__TO DO__
Entries follow. Set all of them down as they stand.

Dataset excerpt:
****************************************

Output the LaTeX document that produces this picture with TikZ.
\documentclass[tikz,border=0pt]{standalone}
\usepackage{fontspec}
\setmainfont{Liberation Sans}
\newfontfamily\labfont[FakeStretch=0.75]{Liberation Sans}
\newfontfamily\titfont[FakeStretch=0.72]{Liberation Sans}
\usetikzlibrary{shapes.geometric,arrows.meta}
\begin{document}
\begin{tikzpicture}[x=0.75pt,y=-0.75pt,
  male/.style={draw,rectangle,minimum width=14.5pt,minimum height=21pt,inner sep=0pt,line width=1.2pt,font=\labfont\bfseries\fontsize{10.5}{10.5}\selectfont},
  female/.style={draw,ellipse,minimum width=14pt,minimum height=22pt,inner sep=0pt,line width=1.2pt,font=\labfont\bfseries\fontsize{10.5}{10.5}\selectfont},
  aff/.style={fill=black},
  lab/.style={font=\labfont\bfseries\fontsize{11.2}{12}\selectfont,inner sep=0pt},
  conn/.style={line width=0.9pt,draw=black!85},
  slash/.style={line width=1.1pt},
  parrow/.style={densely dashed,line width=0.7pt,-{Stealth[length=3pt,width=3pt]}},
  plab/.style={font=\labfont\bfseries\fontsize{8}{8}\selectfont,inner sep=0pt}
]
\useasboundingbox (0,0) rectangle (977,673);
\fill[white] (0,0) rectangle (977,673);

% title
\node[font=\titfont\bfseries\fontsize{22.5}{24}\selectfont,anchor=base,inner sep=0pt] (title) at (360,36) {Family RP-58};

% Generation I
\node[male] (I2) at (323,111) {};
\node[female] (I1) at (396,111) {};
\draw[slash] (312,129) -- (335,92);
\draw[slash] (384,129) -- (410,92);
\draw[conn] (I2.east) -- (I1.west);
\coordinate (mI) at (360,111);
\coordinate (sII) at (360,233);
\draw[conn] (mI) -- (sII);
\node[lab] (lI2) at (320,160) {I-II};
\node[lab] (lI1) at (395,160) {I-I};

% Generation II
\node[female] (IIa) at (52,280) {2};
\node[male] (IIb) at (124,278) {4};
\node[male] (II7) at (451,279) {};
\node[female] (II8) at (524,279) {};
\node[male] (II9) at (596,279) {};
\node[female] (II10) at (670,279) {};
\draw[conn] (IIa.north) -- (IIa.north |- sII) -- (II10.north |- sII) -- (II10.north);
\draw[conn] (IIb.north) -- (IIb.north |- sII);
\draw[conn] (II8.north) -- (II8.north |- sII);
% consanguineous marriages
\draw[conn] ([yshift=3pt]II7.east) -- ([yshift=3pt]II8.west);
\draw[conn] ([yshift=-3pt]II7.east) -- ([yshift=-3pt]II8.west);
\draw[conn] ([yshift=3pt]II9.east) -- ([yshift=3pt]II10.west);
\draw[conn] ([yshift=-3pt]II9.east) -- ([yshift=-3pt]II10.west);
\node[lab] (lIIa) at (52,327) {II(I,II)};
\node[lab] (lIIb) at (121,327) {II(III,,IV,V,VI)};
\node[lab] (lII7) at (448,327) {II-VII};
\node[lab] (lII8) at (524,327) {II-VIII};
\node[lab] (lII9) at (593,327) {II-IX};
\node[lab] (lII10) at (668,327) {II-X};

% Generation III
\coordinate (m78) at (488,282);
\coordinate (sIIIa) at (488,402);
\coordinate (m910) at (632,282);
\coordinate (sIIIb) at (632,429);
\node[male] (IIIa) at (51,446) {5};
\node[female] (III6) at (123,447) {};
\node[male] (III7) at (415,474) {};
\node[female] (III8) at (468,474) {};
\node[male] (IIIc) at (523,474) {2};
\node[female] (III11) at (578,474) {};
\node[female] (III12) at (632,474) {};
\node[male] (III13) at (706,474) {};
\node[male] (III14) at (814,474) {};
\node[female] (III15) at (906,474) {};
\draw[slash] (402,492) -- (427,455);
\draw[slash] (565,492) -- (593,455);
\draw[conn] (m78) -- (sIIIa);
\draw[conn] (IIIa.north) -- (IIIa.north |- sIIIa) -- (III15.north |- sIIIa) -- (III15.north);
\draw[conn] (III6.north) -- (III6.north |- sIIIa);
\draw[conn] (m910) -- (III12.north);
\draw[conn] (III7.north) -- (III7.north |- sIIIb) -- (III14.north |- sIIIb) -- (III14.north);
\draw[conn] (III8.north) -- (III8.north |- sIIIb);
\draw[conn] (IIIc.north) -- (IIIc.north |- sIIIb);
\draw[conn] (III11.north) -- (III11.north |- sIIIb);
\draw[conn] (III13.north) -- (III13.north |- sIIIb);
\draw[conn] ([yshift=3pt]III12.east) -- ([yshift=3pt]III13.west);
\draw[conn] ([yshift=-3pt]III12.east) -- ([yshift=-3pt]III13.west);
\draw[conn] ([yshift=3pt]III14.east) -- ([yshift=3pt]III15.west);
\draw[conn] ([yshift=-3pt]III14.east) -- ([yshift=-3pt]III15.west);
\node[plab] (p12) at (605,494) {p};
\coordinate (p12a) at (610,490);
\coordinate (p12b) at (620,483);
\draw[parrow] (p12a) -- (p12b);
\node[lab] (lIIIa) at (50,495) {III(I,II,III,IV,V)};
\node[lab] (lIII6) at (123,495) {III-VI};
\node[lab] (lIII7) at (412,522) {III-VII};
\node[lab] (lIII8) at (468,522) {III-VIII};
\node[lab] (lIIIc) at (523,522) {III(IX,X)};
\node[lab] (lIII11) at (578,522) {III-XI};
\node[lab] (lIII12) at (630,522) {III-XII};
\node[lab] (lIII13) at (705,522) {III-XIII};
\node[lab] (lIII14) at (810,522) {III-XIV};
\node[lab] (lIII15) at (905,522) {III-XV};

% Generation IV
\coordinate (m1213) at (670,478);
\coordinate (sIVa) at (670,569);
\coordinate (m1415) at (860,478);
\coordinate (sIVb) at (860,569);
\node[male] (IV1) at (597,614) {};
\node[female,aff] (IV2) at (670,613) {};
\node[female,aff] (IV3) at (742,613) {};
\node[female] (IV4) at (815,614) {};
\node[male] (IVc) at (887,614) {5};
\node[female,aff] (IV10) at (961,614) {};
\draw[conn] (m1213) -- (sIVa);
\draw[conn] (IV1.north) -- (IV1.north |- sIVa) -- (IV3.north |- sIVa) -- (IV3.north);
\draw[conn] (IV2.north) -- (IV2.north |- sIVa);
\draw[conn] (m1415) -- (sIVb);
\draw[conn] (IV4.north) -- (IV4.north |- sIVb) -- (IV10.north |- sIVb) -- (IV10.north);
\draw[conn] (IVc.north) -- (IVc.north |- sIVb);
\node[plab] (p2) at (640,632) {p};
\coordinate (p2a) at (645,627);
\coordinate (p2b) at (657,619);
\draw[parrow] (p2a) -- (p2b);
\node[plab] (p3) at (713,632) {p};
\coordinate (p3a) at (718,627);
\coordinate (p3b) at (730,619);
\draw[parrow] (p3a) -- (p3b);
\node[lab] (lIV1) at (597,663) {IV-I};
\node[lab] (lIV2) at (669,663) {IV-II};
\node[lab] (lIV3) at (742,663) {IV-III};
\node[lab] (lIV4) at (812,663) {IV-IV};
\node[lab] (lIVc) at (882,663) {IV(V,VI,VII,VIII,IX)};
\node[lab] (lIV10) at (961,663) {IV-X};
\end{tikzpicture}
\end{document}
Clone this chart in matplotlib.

****************************************

__CORRECT OUTPUT__
Output the LaTeX document that produces this picture with TikZ.
\documentclass[tikz,border=0pt]{standalone}
\usepackage{fontspec}
\setmainfont{Liberation Sans}
\newfontfamily\labfont[FakeStretch=0.75]{Liberation Sans}
\newfontfamily\titfont[FakeStretch=0.72]{Liberation Sans}
\usetikzlibrary{shapes.geometric,arrows.meta}
\begin{document}
\begin{tikzpicture}[x=0.75pt,y=-0.75pt,
  male/.style={draw,rectangle,minimum width=14.5pt,minimum height=21pt,inner sep=0pt,line width=1.2pt,font=\labfont\bfseries\fontsize{10.5}{10.5}\selectfont},
  female/.style={draw,ellipse,minimum width=14pt,minimum height=22pt,inner sep=0pt,line width=1.2pt,font=\labfont\bfseries\fontsize{10.5}{10.5}\selectfont},
  aff/.style={fill=black},
  lab/.style={font=\labfont\bfseries\fontsize{11.2}{12}\selectfont,inner sep=0pt},
  conn/.style={line width=0.9pt,draw=black!85},
  slash/.style={line width=1.1pt},
  parrow/.style={densely dashed,line width=0.7pt,-{Stealth[length=3pt,width=3pt]}},
  plab/.style={font=\labfont\bfseries\fontsize{8}{8}\selectfont,inner sep=0pt}
]
\useasboundingbox (0,0) rectangle (977,673);
\fill[white] (0,0) rectangle (977,673);

% title
\node[font=\titfont\bfseries\fontsize{22.5}{24}\selectfont,anchor=base,inner sep=0pt] (title) at (360,36) {Family RP-58};

% Generation I
\node[male] (I2) at (323,111) {};
\node[female] (I1) at (396,111) {};
\draw[slash] (312,129) -- (335,92);
\draw[slash] (384,129) -- (410,92);
\draw[conn] (I2.east) -- (I1.west);
\coordinate (mI) at (360,111);
\coordinate (sII) at (360,233);
\draw[conn] (mI) -- (sII);
\node[lab] (lI2) at (320,160) {I-II};
\node[lab] (lI1) at (395,160) {I-I};

% Generation II
\node[female] (IIa) at (52,280) {2};
\node[male] (IIb) at (124,278) {4};
\node[male] (II7) at (451,279) {};
\node[female] (II8) at (524,279) {};
\node[male] (II9) at (596,279) {};
\node[female] (II10) at (670,279) {};
\draw[conn] (IIa.north) -- (IIa.north |- sII) -- (II10.north |- sII) -- (II10.north);
\draw[conn] (IIb.north) -- (IIb.north |- sII);
\draw[conn] (II8.north) -- (II8.north |- sII);
% consanguineous marriages
\draw[conn] ([yshift=3pt]II7.east) -- ([yshift=3pt]II8.west);
\draw[conn] ([yshift=-3pt]II7.east) -- ([yshift=-3pt]II8.west);
\draw[conn] ([yshift=3pt]II9.east) -- ([yshift=3pt]II10.west);
\draw[conn] ([yshift=-3pt]II9.east) -- ([yshift=-3pt]II10.west);
\node[lab] (lIIa) at (52,327) {II(I,II)};
\node[lab] (lIIb) at (121,327) {II(III,,IV,V,VI)};
\node[lab] (lII7) at (448,327) {II-VII};
\node[lab] (lII8) at (524,327) {II-VIII};
\node[lab] (lII9) at (593,327) {II-IX};
\node[lab] (lII10) at (668,327) {II-X};

% Generation III
\coordinate (m78) at (488,282);
\coordinate (sIIIa) at (488,402);
\coordinate (m910) at (632,282);
\coordinate (sIIIb) at (632,429);
\node[male] (IIIa) at (51,446) {5};
\node[female] (III6) at (123,447) {};
\node[male] (III7) at (415,474) {};
\node[female] (III8) at (468,474) {};
\node[male] (IIIc) at (523,474) {2};
\node[female] (III11) at (578,474) {};
\node[female] (III12) at (632,474) {};
\node[male] (III13) at (706,474) {};
\node[male] (III14) at (814,474) {};
\node[female] (III15) at (906,474) {};
\draw[slash] (402,492) -- (427,455);
\draw[slash] (565,492) -- (593,455);
\draw[conn] (m78) -- (sIIIa);
\draw[conn] (IIIa.north) -- (IIIa.north |- sIIIa) -- (III15.north |- sIIIa) -- (III15.north);
\draw[conn] (III6.north) -- (III6.north |- sIIIa);
\draw[conn] (m910) -- (III12.north);
\draw[conn] (III7.north) -- (III7.north |- sIIIb) -- (III14.north |- sIIIb) -- (III14.north);
\draw[conn] (III8.north) -- (III8.north |- sIIIb);
\draw[conn] (IIIc.north) -- (IIIc.north |- sIIIb);
\draw[conn] (III11.north) -- (III11.north |- sIIIb);
\draw[conn] (III13.north) -- (III13.north |- sIIIb);
\draw[conn] ([yshift=3pt]III12.east) -- ([yshift=3pt]III13.west);
\draw[conn] ([yshift=-3pt]III12.east) -- ([yshift=-3pt]III13.west);
\draw[conn] ([yshift=3pt]III14.east) -- ([yshift=3pt]III15.west);
\draw[conn] ([yshift=-3pt]III14.east) -- ([yshift=-3pt]III15.west);
\node[plab] (p12) at (605,494) {p};
\coordinate (p12a) at (610,490);
\coordinate (p12b) at (620,483);
\draw[parrow] (p12a) -- (p12b);
\node[lab] (lIIIa) at (50,495) {III(I,II,III,IV,V)};
\node[lab] (lIII6) at (123,495) {III-VI};
\node[lab] (lIII7) at (412,522) {III-VII};
\node[lab] (lIII8) at (468,522) {III-VIII};
\node[lab] (lIIIc) at (523,522) {III(IX,X)};
\node[lab] (lIII11) at (578,522) {III-XI};
\node[lab] (lIII12) at (630,522) {III-XII};
\node[lab] (lIII13) at (705,522) {III-XIII};
\node[lab] (lIII14) at (810,522) {III-XIV};
\node[lab] (lIII15) at (905,522) {III-XV};

% Generation IV
\coordinate (m1213) at (670,478);
\coordinate (sIVa) at (670,569);
\coordinate (m1415) at (860,478);
\coordinate (sIVb) at (860,569);
\node[male] (IV1) at (597,614) {};
\node[female,aff] (IV2) at (670,613) {};
\node[female,aff] (IV3) at (742,613) {};
\node[female] (IV4) at (815,614) {};
\node[male] (IVc) at (887,614) {5};
\node[female,aff] (IV10) at (961,614) {};
\draw[conn] (m1213) -- (sIVa);
\draw[conn] (IV1.north) -- (IV1.north |- sIVa) -- (IV3.north |- sIVa) -- (IV3.north);
\draw[conn] (IV2.north) -- (IV2.north |- sIVa);
\draw[conn] (m1415) -- (sIVb);
\draw[conn] (IV4.north) -- (IV4.north |- sIVb) -- (IV10.north |- sIVb) -- (IV10.north);
\draw[conn] (IVc.north) -- (IVc.north |- sIVb);
\node[plab] (p2) at (640,632) {p};
\coordinate (p2a) at (645,627);
\coordinate (p2b) at (657,619);
\draw[parrow] (p2a) -- (p2b);
\node[plab] (p3) at (713,632) {p};
\coordinate (p3a) at (718,627);
\coordinate (p3b) at (730,619);
\draw[parrow] (p3a) -- (p3b);
\node[lab] (lIV1) at (597,663) {IV-I};
\node[lab] (lIV2) at (669,663) {IV-II};
\node[lab] (lIV3) at (742,663) {IV-III};
\node[lab] (lIV4) at (812,663) {IV-IV};
\node[lab] (lIVc) at (882,663) {IV(V,VI,VII,VIII,IX)};
\node[lab] (lIV10) at (961,663) {IV-X};
\end{tikzpicture}
\end{document}
Clone this chart in matplotlib.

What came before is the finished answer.